▶ _Supplied material_
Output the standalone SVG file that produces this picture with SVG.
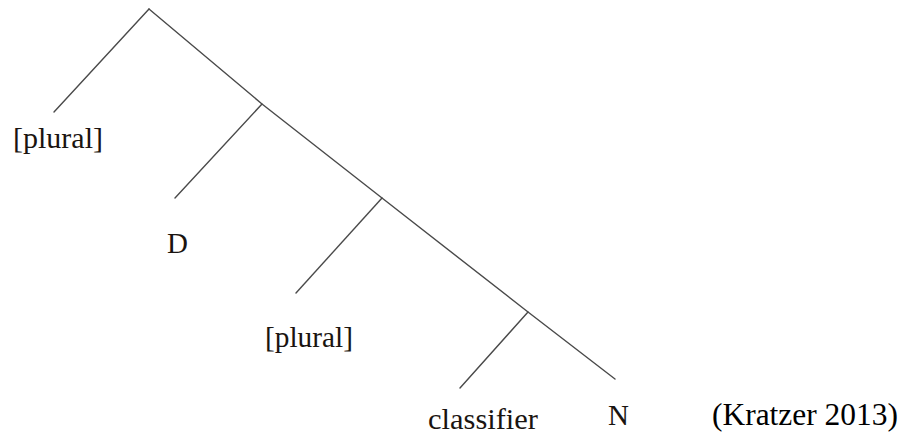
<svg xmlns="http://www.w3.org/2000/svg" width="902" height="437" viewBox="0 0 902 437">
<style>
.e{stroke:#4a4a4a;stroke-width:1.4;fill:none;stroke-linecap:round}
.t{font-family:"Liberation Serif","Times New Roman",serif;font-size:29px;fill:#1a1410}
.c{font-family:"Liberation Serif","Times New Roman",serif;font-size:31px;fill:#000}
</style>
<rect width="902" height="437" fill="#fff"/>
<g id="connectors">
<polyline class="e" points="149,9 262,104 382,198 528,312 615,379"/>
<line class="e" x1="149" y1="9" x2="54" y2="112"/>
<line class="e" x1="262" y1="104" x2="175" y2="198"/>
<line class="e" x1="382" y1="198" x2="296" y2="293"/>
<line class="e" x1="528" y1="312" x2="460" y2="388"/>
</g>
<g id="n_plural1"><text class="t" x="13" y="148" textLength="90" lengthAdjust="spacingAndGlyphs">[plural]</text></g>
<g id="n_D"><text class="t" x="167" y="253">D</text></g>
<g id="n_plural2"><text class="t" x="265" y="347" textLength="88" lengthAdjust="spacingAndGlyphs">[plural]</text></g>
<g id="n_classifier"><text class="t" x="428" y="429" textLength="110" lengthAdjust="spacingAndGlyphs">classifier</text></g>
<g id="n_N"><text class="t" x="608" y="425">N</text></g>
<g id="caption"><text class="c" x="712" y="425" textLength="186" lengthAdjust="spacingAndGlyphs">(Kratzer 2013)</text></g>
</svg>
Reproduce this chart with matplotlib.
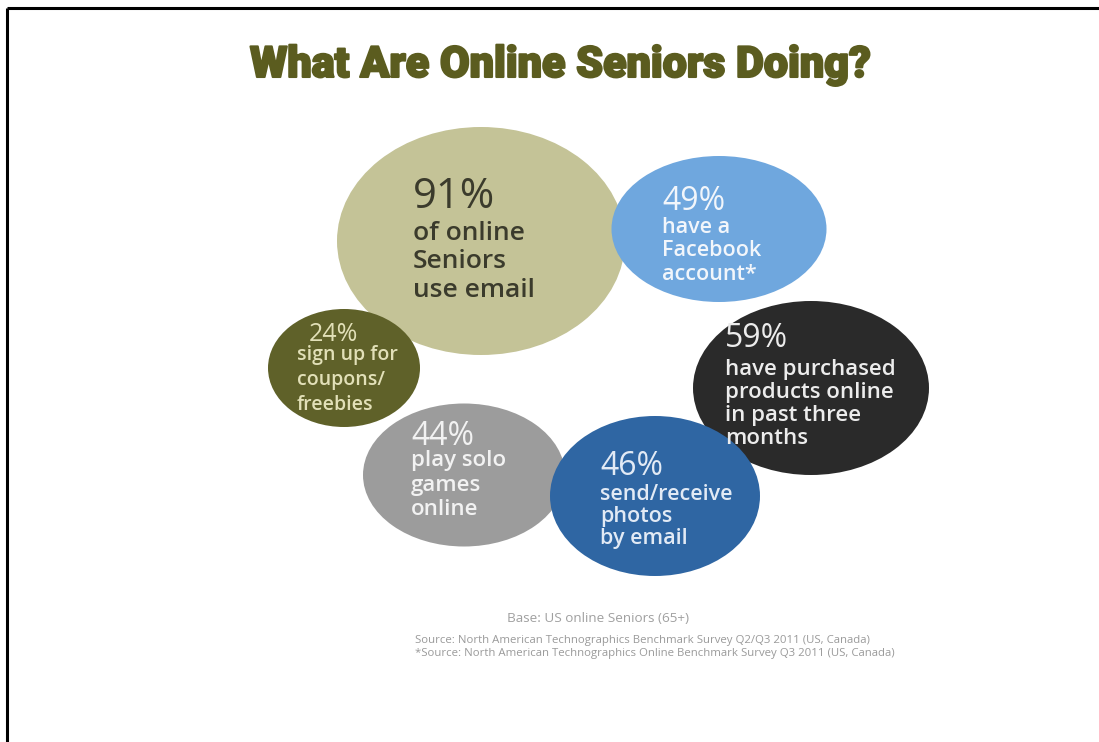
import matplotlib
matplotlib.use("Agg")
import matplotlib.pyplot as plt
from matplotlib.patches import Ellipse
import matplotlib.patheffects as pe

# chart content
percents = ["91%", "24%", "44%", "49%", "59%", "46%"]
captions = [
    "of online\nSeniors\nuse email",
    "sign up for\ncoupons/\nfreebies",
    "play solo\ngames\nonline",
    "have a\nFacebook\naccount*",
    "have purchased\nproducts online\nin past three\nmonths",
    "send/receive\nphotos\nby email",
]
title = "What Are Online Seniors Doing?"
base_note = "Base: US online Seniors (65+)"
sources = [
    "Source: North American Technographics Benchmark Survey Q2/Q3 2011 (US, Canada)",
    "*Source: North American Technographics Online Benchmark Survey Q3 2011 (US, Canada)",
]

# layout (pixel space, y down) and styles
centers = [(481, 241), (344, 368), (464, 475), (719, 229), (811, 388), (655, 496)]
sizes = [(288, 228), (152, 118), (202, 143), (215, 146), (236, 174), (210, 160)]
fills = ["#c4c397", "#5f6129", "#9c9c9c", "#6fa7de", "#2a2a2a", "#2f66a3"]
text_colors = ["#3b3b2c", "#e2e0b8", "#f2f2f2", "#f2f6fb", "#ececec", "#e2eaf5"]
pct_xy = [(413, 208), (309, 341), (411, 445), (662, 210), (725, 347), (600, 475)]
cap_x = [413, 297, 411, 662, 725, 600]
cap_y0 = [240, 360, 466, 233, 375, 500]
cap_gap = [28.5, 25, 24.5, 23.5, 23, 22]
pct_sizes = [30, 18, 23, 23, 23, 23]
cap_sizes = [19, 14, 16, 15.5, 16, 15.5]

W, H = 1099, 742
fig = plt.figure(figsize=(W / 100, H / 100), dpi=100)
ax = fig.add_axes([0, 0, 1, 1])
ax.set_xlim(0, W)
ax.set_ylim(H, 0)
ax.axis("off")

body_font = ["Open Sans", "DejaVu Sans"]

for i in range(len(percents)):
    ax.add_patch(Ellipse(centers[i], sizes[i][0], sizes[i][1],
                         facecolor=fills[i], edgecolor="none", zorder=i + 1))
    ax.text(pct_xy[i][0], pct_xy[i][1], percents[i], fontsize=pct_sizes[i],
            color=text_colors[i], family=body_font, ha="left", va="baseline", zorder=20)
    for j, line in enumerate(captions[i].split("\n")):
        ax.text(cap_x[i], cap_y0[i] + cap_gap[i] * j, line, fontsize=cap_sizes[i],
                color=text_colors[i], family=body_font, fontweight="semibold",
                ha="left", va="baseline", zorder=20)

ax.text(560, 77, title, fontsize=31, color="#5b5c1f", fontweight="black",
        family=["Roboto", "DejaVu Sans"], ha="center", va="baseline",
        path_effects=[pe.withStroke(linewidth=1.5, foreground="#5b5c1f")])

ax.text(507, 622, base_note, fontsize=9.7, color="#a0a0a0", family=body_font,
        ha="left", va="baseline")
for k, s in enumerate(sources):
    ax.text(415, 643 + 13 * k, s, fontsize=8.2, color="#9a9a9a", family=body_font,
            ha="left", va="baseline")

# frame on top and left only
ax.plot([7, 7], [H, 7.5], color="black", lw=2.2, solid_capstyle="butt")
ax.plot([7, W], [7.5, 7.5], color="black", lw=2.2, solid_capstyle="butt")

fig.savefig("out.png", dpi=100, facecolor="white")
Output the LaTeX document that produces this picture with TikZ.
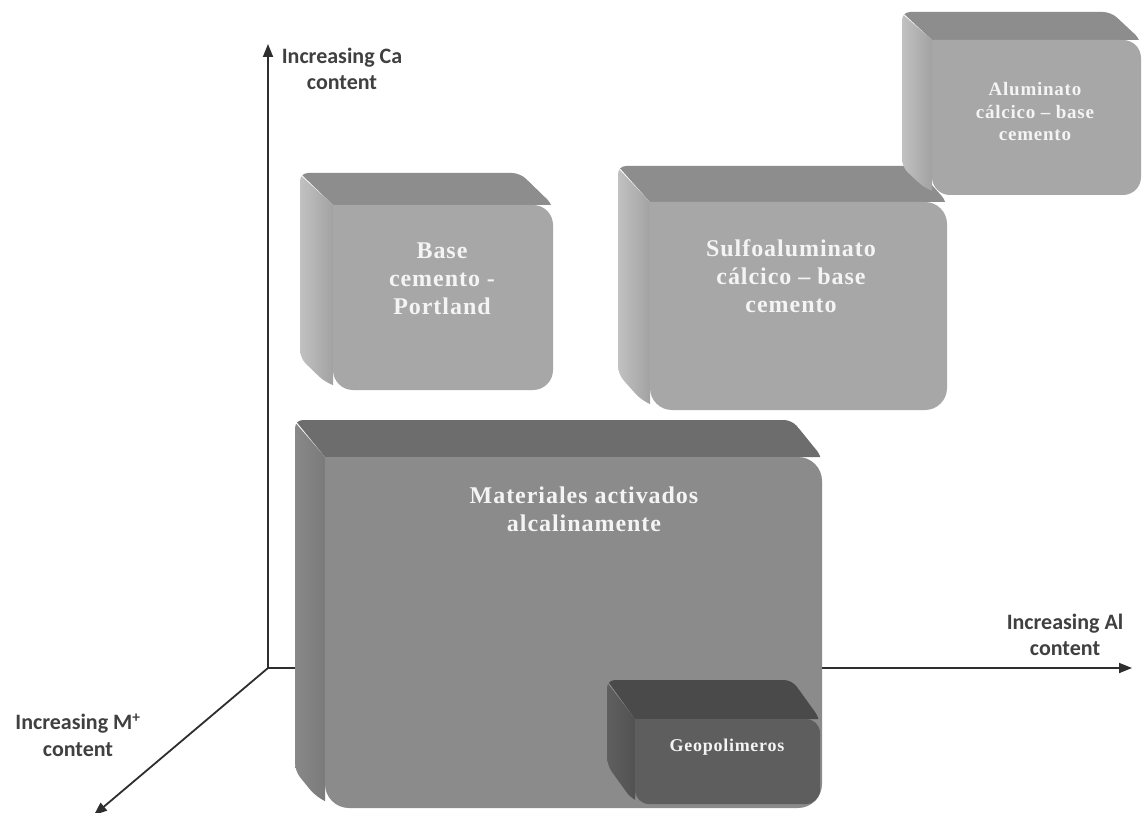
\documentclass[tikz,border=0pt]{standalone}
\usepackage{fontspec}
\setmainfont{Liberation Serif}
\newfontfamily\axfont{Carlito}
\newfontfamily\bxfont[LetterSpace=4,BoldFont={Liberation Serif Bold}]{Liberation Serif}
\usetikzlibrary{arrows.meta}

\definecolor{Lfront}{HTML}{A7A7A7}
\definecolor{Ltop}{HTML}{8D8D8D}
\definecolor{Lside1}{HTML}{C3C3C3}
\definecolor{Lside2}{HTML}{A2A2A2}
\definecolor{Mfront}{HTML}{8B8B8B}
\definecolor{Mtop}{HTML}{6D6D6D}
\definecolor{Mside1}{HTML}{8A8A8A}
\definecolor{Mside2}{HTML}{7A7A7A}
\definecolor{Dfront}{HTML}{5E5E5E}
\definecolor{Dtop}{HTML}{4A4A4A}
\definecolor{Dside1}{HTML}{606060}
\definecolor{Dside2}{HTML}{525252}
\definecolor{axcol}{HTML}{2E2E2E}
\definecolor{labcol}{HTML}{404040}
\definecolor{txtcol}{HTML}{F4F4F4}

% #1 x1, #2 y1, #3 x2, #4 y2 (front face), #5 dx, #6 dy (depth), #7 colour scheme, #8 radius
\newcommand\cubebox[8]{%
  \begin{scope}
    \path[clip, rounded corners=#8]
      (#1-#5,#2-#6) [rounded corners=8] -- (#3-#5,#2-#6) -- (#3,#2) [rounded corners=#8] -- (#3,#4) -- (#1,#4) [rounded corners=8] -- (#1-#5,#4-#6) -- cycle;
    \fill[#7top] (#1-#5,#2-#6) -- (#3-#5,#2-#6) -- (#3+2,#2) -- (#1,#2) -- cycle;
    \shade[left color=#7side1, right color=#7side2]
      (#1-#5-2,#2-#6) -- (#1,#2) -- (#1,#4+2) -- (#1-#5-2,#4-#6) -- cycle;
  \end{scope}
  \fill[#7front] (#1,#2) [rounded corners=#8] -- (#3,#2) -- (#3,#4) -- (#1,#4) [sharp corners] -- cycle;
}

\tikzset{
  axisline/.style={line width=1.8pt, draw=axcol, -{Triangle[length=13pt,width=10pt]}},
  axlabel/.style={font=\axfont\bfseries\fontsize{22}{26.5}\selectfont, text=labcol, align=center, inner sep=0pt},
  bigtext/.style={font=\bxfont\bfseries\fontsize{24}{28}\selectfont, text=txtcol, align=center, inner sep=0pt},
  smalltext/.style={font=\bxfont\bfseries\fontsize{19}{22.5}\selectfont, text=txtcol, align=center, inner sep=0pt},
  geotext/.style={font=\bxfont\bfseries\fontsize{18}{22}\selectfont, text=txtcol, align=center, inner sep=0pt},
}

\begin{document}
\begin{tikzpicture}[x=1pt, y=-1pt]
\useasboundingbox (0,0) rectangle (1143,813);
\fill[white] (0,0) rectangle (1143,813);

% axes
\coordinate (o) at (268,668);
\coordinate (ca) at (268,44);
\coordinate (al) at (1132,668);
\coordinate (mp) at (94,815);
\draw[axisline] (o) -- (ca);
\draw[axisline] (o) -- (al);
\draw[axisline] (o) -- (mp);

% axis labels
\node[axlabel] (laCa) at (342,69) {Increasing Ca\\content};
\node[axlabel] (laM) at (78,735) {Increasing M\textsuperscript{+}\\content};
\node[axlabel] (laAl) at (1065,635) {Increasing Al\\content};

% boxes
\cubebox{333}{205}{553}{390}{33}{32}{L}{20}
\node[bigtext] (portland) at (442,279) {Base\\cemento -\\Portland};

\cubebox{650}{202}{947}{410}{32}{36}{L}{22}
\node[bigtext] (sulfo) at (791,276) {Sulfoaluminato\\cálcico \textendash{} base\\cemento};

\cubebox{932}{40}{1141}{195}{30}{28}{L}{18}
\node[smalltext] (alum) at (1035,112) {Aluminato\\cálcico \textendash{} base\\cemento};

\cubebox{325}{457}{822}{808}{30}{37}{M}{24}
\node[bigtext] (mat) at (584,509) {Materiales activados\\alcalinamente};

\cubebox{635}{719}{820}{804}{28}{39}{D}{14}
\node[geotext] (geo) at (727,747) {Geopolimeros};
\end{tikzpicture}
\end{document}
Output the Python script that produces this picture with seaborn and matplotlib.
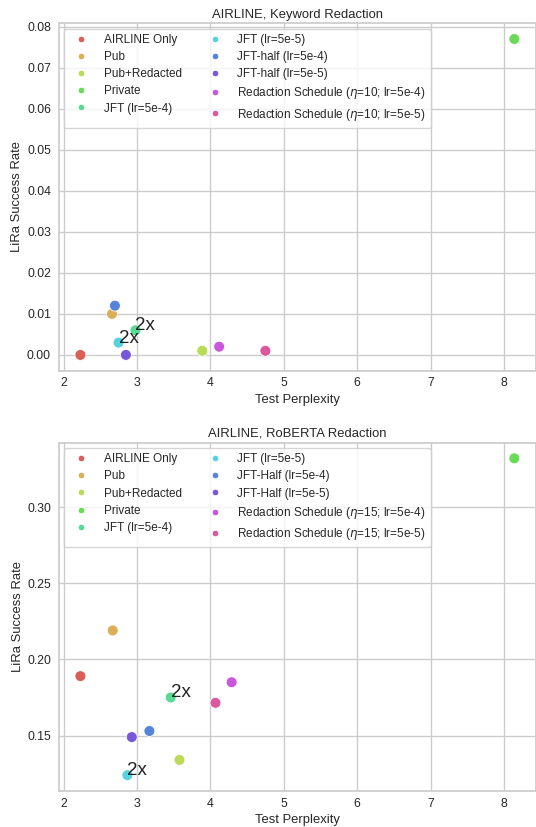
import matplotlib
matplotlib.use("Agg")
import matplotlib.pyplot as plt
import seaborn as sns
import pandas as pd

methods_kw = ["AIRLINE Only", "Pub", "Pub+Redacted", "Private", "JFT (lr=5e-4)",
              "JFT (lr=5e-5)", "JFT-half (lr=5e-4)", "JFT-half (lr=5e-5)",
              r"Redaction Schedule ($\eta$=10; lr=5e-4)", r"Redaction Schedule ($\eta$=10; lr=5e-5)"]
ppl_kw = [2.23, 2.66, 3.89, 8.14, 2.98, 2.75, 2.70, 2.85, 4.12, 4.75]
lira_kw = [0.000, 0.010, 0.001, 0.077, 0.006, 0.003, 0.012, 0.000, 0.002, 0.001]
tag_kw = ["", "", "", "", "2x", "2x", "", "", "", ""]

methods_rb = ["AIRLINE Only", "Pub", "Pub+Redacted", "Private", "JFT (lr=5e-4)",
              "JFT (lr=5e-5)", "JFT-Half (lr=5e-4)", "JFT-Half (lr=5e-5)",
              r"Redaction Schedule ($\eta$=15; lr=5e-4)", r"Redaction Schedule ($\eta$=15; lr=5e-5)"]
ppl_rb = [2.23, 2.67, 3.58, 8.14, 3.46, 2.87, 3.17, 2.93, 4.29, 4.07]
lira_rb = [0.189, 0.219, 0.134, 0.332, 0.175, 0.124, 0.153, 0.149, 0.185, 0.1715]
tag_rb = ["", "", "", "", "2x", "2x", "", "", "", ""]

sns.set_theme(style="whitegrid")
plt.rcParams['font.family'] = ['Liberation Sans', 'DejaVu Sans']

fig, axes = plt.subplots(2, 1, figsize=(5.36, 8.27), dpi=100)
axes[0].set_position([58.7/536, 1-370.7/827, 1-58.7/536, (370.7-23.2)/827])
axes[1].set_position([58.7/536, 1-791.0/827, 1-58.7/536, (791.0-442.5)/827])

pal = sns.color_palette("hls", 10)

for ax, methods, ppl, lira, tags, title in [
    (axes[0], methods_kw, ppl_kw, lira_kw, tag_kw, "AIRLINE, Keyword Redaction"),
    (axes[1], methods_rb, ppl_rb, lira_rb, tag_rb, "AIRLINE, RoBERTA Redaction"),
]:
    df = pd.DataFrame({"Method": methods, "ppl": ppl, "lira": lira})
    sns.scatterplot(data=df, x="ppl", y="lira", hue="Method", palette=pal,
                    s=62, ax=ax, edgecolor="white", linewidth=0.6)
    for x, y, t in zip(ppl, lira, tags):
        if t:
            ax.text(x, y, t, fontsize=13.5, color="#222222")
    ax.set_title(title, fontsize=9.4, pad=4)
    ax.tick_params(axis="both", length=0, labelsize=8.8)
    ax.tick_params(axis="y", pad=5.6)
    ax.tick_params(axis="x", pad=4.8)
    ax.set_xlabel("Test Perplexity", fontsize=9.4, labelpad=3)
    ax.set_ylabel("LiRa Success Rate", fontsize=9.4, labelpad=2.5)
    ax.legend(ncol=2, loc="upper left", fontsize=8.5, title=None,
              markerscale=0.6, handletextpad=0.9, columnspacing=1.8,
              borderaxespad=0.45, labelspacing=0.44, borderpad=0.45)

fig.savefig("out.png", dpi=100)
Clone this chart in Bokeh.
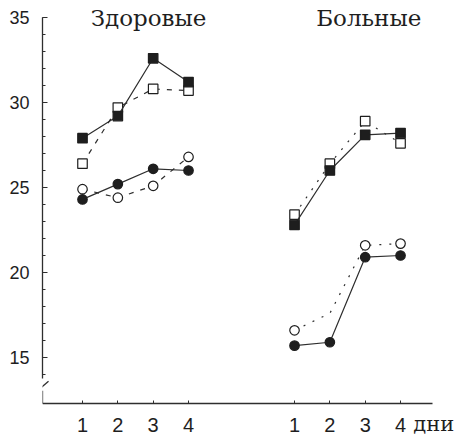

▶ _Written request_
Above are some records; extract exactly the lines from the one containing "Reproduce this chart with matplotlib." through the one containing "import matplotlib.patheffects as pe" and drop the pictures.

▶ _Full output_
Reproduce this chart with matplotlib.
import matplotlib
matplotlib.use("Agg")
import matplotlib.pyplot as plt
from matplotlib.patches import Ellipse
import matplotlib.patheffects as pe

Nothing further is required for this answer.